The legal requirement would apply to entities occupying at least 50 square meters of commercial space.
The Armenian parliament committee on defense and security endorsed on Friday a relevant bill drafted by the Interior Ministry and approved by Prime Minister Nikol Pashinian’s cabinet.
Speaking during a committee meeting, Deputy Interior Minister Arpine Sargsian said the measure would make it easier for the police and other law-enforcement agencies to solve crimes committed in public places.
“In practice, there are often situations where reliable evidence can only be [obtained from] video surveillance of a particular place,” Sargsian told members of the panel.

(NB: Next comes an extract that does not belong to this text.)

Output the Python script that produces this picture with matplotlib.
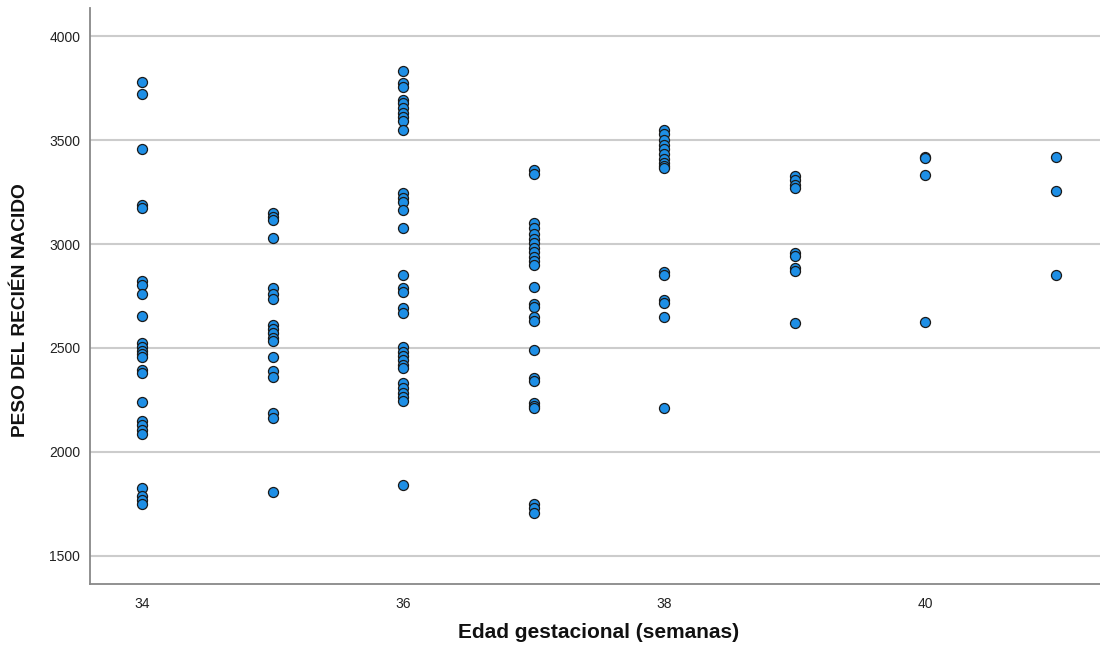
import matplotlib
matplotlib.use("Agg")
import matplotlib.pyplot as plt
import numpy as np

plt.rcParams['font.family'] = ['Liberation Sans', 'DejaVu Sans']

# Data: gestational age (weeks) and birth weight (g)
w34 = [3779, 3721, 3457, 3188, 3172, 2822, 2805, 2760, 2654, 2522, 2505, 2485,
       2470, 2455, 2395, 2380, 2240, 2150, 2128, 2106, 2085, 1825, 1790, 1768, 1750]
w35 = [3150, 3130, 3115, 3027, 2790, 2760, 2737, 2612, 2590, 2570, 2550, 2535,
       2455, 2390, 2360, 2188, 2163, 1807]
w36 = [3832, 3773, 3756, 3692, 3676, 3652, 3630, 3610, 3590, 3548, 3245, 3222,
       3200, 3165, 3075, 2850, 2787, 2771, 2691, 2667, 2503, 2482, 2460, 2440,
       2420, 2403, 2330, 2306, 2282, 2262, 2245, 1841]
w37 = [3356, 3337, 3099, 3075, 3050, 3025, 3003, 2980, 2960, 2938, 2918, 2900,
       2795, 2711, 2698, 2650, 2630, 2490, 2354, 2340, 2236, 2220, 2210, 1752,
       1729, 1707]
w38 = [3548, 3530, 3500, 3478, 3455, 3432, 3410, 3390, 3374, 3364, 2867, 2851,
       2731, 2716, 2650, 2210]
w39 = [3327, 3308, 3286, 3268, 2958, 2940, 2883, 2868, 2619]
w40 = [3420, 3414, 3332, 2623]
w41 = [3420, 3255, 2851]

ages = [34, 35, 36, 37, 38, 39, 40, 41]
weights = [w34, w35, w36, w37, w38, w39, w40, w41]

x_ticks = [34, 36, 38, 40]
y_ticks = [1500, 2000, 2500, 3000, 3500, 4000]

xs = np.concatenate([[a] * len(w) for a, w in zip(ages, weights)])
ys = np.concatenate(weights)

fig = plt.figure(figsize=(11, 6.53), dpi=100)
ax = fig.add_axes([90 / 1100, (653 - 584) / 653, 1 - 90 / 1100, (584 - 8) / 653])

ax.set_xlim(33.6, 41.34)
ax.set_ylim(1365, 4135)

ax.yaxis.grid(True, color='#cccccc', linewidth=1.5)
ax.set_axisbelow(True)

ax.scatter(xs, ys, s=52, facecolor='#1e8fe6', edgecolor='#1a1a1a',
           linewidth=0.9, zorder=3)

ax.set_xticks(x_ticks)
ax.set_xticklabels([str(t) for t in x_ticks])
ax.set_yticks(y_ticks)
ax.set_yticklabels([str(t) for t in y_ticks])
ax.tick_params(axis='both', length=0, labelsize=10, colors='#222222')
ax.tick_params(axis='x', pad=9)
ax.tick_params(axis='y', pad=7)

for s in ['top', 'right']:
    ax.spines[s].set_visible(False)
for s in ['left', 'bottom']:
    ax.spines[s].set_color('#888888')
    ax.spines[s].set_linewidth(1.3)

fig.text(599 / 1100, 1 - 633 / 653, 'Edad gestacional (semanas)', ha='center',
         va='center', fontsize=15, fontweight='bold', color='#111111')
fig.text(21 / 1100, 1 - 310 / 653, 'PESO DEL RECIÉN NACIDO', ha='center',
         va='center', rotation=90, fontsize=13.8, fontweight='bold', color='#111111')

fig.savefig('out.png', dpi=100, facecolor='white')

“Experience shows that in many situations, especially in some place around which crimes are committed, there are no security cameras as a rule, which makes the work of law-enforcement bodies harder,” she said.
Another senior Interior Ministry official, Ara Fidanian, said that the mandatory CCTV cameras would help to significantly reduce the number of such crimes.
The Armenian Justice Ministry’s Personal Data Protection Agency gave a negative assessment of the bill earlier this year, warning of “significant risks to the security of personal data” and a “disproportionate restriction” of citizens’ right to privacy. Nevertheless, Justice Minister Grigor Minasian voted for the proposed requirement during a subsequent cabinet meeting.
Sargsian insisted that the surveillance cameras would not lead to privacy violations because they would be installed in public places.
Opposition members of the parliament committee were unconvinced by her assurances. Some of their pro-government colleagues also voiced misgivings. But that did not prevent the panel from recommending the bill’s passage by the National Assembly.
Armenia’s crime rate has risen considerably since the 2018 “velvet revolution” that brought Pashinian to power. There has been a particularly sharp increase in drug trafficking cases. They more than doubled last year, according to law-enforcement authorities.